His journey through the cities of the Midlands and  the North, collecting the thoughts expressed by ordinary people during the early months of war, led to him speculating about why a man volunteered:
'On his last day he saw some recruits, lean pale young men in their dark clothes and caps, with occasionally the tanned face of a farm worker among them. Why had they enlisted – because of the posters, urging them to fight for King and country? Under pressure from employers? From girl-friends? Or to follow their friends?

He had a sense that a man joined up for inexplicable reasons, making a leap beyond rational thought. Then afterwards he would explain himself to his parents and friends in the old conventional terms about fighting for king and country – but surely that was simply too poetical and too self-conscious to be real? (A.C.E)'

 So many reasons why Edward Thomas took that first step toward his death at the Battle of Arras. Some would add an episode of cowardice/ common-sense witnessed by Robert Frost in confrontation with a game-keeper.

After initial training on Hampstead Heath where his map-reading skills were recognised he was sent first to High Beech, Epping Forest, training camp. No doubt he spent some  leisure time here in the  King's Oak.

Then he was sent to Hare Hall Camp, near Romford , Essex, where he was to stay for a year and a half.



From Liverpool Street station the train took him east through gentle, orderly countryside to Romford and on to Gidea Park halt. November trees were black and bare against the horizon.
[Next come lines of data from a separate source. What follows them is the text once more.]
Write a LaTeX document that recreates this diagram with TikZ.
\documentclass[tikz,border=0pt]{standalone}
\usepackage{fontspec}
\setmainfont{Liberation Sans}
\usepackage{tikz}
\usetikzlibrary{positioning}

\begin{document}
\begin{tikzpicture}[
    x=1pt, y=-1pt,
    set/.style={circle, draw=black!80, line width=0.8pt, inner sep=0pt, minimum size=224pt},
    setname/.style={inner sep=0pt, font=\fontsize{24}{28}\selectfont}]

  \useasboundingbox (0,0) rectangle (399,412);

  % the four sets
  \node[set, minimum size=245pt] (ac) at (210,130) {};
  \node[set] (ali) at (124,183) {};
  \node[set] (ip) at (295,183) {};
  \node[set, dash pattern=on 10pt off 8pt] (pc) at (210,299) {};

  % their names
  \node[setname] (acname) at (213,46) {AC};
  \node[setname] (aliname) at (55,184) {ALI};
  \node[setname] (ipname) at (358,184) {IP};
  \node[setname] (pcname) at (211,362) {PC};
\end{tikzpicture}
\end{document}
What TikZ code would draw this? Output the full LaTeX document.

Hare Hall camp was built in the grounds of a Georgian mansion. Tall elms and horse-chestnuts at the entrance, instead of the barren wire he expected, declared its past as a country estate. There were guard boxes certainly, but a pretty eighteenth-century lodge too. Planted all over the gracious parkland between some great oaks were new white bell tents. A line of wooden barrack huts stood at the centre of the camp.

 


'His first impression of a great house and park soon faded as he was drawn into the changed life of Hare Hall. Exercises, parades, routines, the new way of passing time. Much of his life was spent in lecture huts, the canteen, the reading room and the mess. Hut Number 3, a sound wooden hut sleeping twenty-five men, was home. The park became a site for compass exercises, and the great Georgian house was the remote home of the most senior officers, of whom he was in awe.' (A.C.E)




The Poem: For These
Edna Longley sees irony in the poem. I wouldn't want to quarrel with Edna Longley, goodness knows, but I think I'd call it realism.

For These
An acre of land between the shore and the hills,
Upon a ledge that shows my kingdoms three,
The lovely visible earth and sky and sea
Where what the curlew needs not, the farmer tills:

A house that shall love me as I love it,
Well-hedged, and honoured by a few ash trees
That linnets, greenfinches, and goldfinches
Shall often visit and make love in and flit:

A garden I need never go beyond,
Broken but neat, whose sunflowers every one
Are fit to be the sign of the Rising Sun:
A spring, a brook's bend, or at least a pond:

For these I ask not, but, neither too late
Nor yet too early, for what men call content,
And also that something may be sent
To be contented with, I ask of Fate.